Pee Wee’s Big Adventure
There’s a great scene is Pee Wee’s Big Adventure (1985) where Pee Wee is impatiently waiting to see the basement of the Alamo in hopes of reclaiming his bike. Pee Wee rolls his eyes while surrounded by men exhibiting traditional american masculinity. It’s a synecdoche of Raul Reuben’s character as a whole, a person who knowingly sticks out from others, and is perfectly content with this.
There is definitely a queer element to Reuben’s creation, and I wonder if there’s scholarship on the intersection of queer theory and Pee Wee Herman. There is fertile ground here. Pee Wee’s aesthetic reminds me much of the Emcee of Cabaret, with makeup present but toned down by comparison. He crosses dresses to avoid a confrontation, flirtatiously showing off his clothes to an infatuated police officer. Gender swapping appears near the end of the film, as traditional male and female movie extras have untraditional gendered voices. Pee Wee’s refusal to be paired with Dottie, the female token love interest of sorts, peppered throughout the movie.
The movie’s ending complicates this a bit, but I believe Pee Wee’s character wins out in the end. Fulfilling Dottie’s request to go on a date to the drive-in, Pee-wee and Dottie attend the premiere of the action B-movie adaptation of his adventure. Pee-wee leaves and rides away with Dottie partway through the film, as he states he already lived the real story. They leave when the film itself shows the main leads, a heterosexual couple, kissing, while the shadows of Pee wee and Dottie bike below. Pee Wee rides away on a symbol of his Puer Aeternus, rejecting the played out story for something different.

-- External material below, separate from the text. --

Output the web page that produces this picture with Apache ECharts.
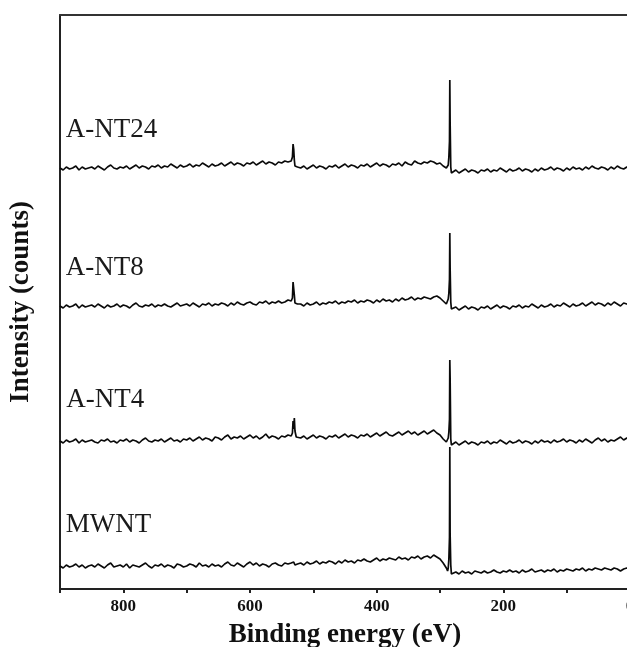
<!DOCTYPE html>
<html>
<head>
<meta charset="utf-8">
<script src="https://cdn.jsdelivr.net/npm/echarts@6/dist/echarts.min.js"></script>
<style>
html,body{margin:0;padding:0;background:#fff;}
#chart{width:627px;height:647px;}
</style>
</head>
<body>
<div id="chart"></div>
<script>
// Binding energy grid (eV), shared by all four spectra
const energy = [
  // 900 -> 540
  900,895,890,885,880,875,870,865,860,855,
  850,845,840,835,830,825,820,815,810,805,
  800,795,790,785,780,775,770,765,760,755,
  750,745,740,735,730,725,720,715,710,705,
  700,695,690,685,680,675,670,665,660,655,
  650,645,640,635,630,625,620,615,610,605,
  600,595,590,585,580,575,570,565,560,555,
  550,545,540,
  // O1s region
  535,533,532,531,530,529,527,525,
  // 520 -> 290
  520,515,510,505,500,495,490,485,480,475,
  470,465,460,455,450,445,440,435,430,425,
  420,415,410,405,400,395,390,385,380,375,
  370,365,360,355,350,345,340,335,330,325,
  320,315,310,305,300,295,290,
  // C1s region
  288,287,286,285,284.5,284,283,282,
  // 280 -> 0
  280,275,270,265,260,255,250,245,240,235,
  230,225,220,215,210,205,200,195,190,185,
  180,175,170,165,160,155,150,145,140,135,
  130,125,120,115,110,105,100,95,90,85,
  80,75,70,65,60,55,50,45,40,35,
  30,25,20,15,10,5,0
];

// Offset intensities (arbitrary counts, stacked)
const aNT24 = [
  421,419,422,420,421,423,419,422,420,421,
  422,420,423,421,419,422,424,421,420,422,
  421,423,420,422,424,421,423,422,420,423,
  422,424,421,423,422,425,423,421,424,422,
  423,425,422,424,423,426,424,422,425,423,
  424,426,423,425,427,424,426,425,423,426,
  425,427,424,426,428,425,427,426,424,427,
  426,428,427,
  428,432,445,440,429,423,421,422,
  421,423,420,422,424,421,423,422,420,423,
  422,424,421,423,425,422,424,423,421,424,
  423,425,422,424,426,423,425,424,422,425,
  424,426,423,427,425,424,428,426,425,427,
  426,428,427,425,426,423,421,
  421,424,432,448,509,467,422,416,
  417,419,416,418,420,417,419,418,416,419,
  418,420,417,419,418,421,419,417,420,418,
  419,421,418,420,419,417,420,418,421,419,
  420,422,419,421,420,418,421,419,422,420,
  421,419,422,420,423,421,420,422,421,419,
  422,420,423,421,420,422,421
];
const aNT8 = [
  283,281,284,282,283,285,281,284,282,283,
  284,282,285,283,281,284,282,283,285,282,
  284,283,281,284,286,283,282,284,283,285,
  282,284,283,285,283,282,284,286,283,284,
  285,283,286,284,282,285,284,286,283,285,
  284,286,285,283,286,284,287,285,284,286,
  287,285,284,287,286,288,285,287,286,288,
  286,287,289,
  288,291,307,306,294,286,284,285,
  285,283,286,284,285,287,284,286,285,287,
  286,288,285,287,286,288,287,289,286,288,
  287,289,288,286,289,287,290,288,289,287,
  290,288,291,289,290,292,289,291,290,292,
  291,290,292,293,291,288,285,
  287,290,296,310,356,321,287,280,
  280,282,279,281,283,280,282,281,279,282,
  281,283,280,282,284,281,283,282,280,283,
  282,284,281,283,282,285,283,281,284,282,
  283,285,282,284,283,286,284,282,285,283,
  284,286,283,285,287,284,286,285,283,286,
  284,287,285,283,286,285,284
];
const aNT4 = [
  148,146,149,147,148,150,146,149,147,148,
  149,147,146,149,148,150,147,148,146,149,
  148,150,147,149,148,146,149,151,148,147,
  149,148,150,147,149,151,148,149,147,150,
  149,151,148,150,152,149,151,150,148,152,
  151,149,152,154,150,152,151,153,150,152,
  154,151,153,150,152,155,151,153,152,150,
  153,152,154,
  153,156,168,160,171,158,152,150,
  151,153,150,152,154,151,153,152,150,153,
  152,154,151,153,155,152,154,153,151,154,
  153,155,152,154,156,153,155,157,154,153,
  155,157,154,156,158,155,157,154,156,158,
  155,157,159,156,154,150,147,
  148,151,157,170,229,211,150,144,
  145,147,144,146,148,145,147,146,144,147,
  146,148,145,147,146,149,147,145,148,146,
  147,149,146,148,147,145,148,146,149,147,
  148,146,149,147,148,150,147,149,148,146,
  149,147,150,148,146,149,151,148,150,147,
  149,148,150,152,149,151,149
];
const mwnt = [
  23,21,24,22,23,25,22,24,21,23,
  24,22,25,23,21,24,26,22,23,24,
  22,25,21,24,23,22,24,26,23,21,
  24,23,25,22,24,23,21,25,24,22,
  23,25,24,22,26,23,24,22,25,23,
  24,22,25,27,24,23,26,24,22,25,
  27,24,26,23,25,24,22,25,26,24,
  23,26,25,
  26,24,25,27,25,24,26,25,
  26,24,27,25,26,28,25,27,26,28,
  27,25,28,26,29,27,28,26,29,28,
  30,28,27,29,31,28,30,29,31,30,
  29,32,30,31,29,32,31,33,30,32,
  33,31,34,32,30,26,21,
  18,21,30,52,142,55,24,15,
  16,17,15,18,16,17,15,18,17,16,
  18,16,17,19,17,16,18,17,19,17,
  18,16,19,17,18,20,17,18,19,17,
  19,18,20,17,19,18,20,19,18,20,
  19,21,18,20,19,21,20,19,21,20,
  19,21,20,18,20,21,19
];

const seriesNames = ['A-NT24', 'A-NT8', 'A-NT4', 'MWNT'];
const seriesValues = [aNT24, aNT8, aNT4, mwnt];
// Label anchor positions [energy, intensity] for each spectrum name
const labelAnchors = [[891, 459], [891, 321], [890, 189], [891, 64]];

const xTicks = { min: 0, max: 900, interval: 100 };

const serif = '"Liberation Serif","DejaVu Serif","Times New Roman",serif';

const chart = echarts.init(document.getElementById('chart'), null, {renderer: 'canvas'});

const series = seriesNames.map((name, k) => ({
  name: name,
  type: 'line',
  data: energy.map((e, i) => [e, seriesValues[k][i]]),
  showSymbol: false,
  symbol: 'none',
  lineStyle: { color: '#0a0a0a', width: 1.7 },
  silent: true,
  markPoint: {
    symbol: 'circle',
    symbolSize: 0,
    silent: true,
    data: [{
      coord: labelAnchors[k],
      label: {
        show: true,
        formatter: name,
        position: [0, 0],
        align: 'left',
        verticalAlign: 'middle',
        color: '#1a1a1a',
        fontFamily: serif,
        fontSize: 27,
        fontWeight: 'normal'
      }
    }]
  }
}));

chart.setOption({
  animation: false,
  backgroundColor: '#fff',
  grid: { left: 60, width: 570, top: 15, bottom: 58, outerBoundsMode: 'none', containLabel: false },
  xAxis: [{
    type: 'value',
    position: 'bottom',
    min: xTicks.min, max: xTicks.max, interval: xTicks.interval,
    inverse: true,
    name: 'Binding energy (eV)',
    nameLocation: 'middle',
    nameGap: 33,
    nameTextStyle: { fontFamily: serif, fontSize: 27, fontWeight: 'bold', color: '#111' },
    axisLine: { show: true, lineStyle: { color: '#222', width: 2 } },
    axisTick: { show: true, inside: false, length: 4, lineStyle: { color: '#222', width: 2 } },
    axisLabel: {
      margin: 9,
      fontFamily: serif, fontSize: 17, fontWeight: 'bold', color: '#111',
      formatter: v => (v % 200 === 0 ? String(v) : '')
    },
    splitLine: { show: false }
  }, {
    type: 'value',
    position: 'top',
    min: xTicks.min, max: xTicks.max,
    inverse: true,
    axisLine: { show: true, onZero: false, lineStyle: { color: '#333', width: 2 } },
    axisTick: { show: false },
    axisLabel: { show: false },
    splitLine: { show: false }
  }],
  yAxis: {
    type: 'value',
    min: 0, max: 574,
    name: 'Intensity (counts)',
    nameLocation: 'middle',
    nameGap: 25,
    nameTextStyle: { fontFamily: serif, fontSize: 27, fontWeight: 'bold', color: '#111' },
    axisLine: { show: true, onZero: false, lineStyle: { color: '#222', width: 2 } },
    axisTick: { show: false },
    axisLabel: { show: false },
    splitLine: { show: false }
  },
  series: series
});
</script>
</body>
</html>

The key word for the film, and Pee Wee, is MANIC, making the first couple of minutes a turn off for some people. Danny Elfman’s score, with its own manic intensity, has found a great match with this film. Tim Burton has as well, eager to play with the kitsch of Pee Wee’s home and town. Noel Murray said in his examination of Burton’s career that he only ever made two perfect films, and that Pee Wee’s Big Adventure is one of them. While I believe Burton has done more substantial work that just that, I agree that Burton is at some of his strongest here, communicating ideas visually with nary a frame wasted. Humor exudes from the film more than just the dialogue, such as visual gags, lighting, and of course, Reuben’s performance. This condensed cut of the film illustrates this eloquently, and helps illustrate the inventiveness and downright fun that is Pee Wee’s Big Adventure.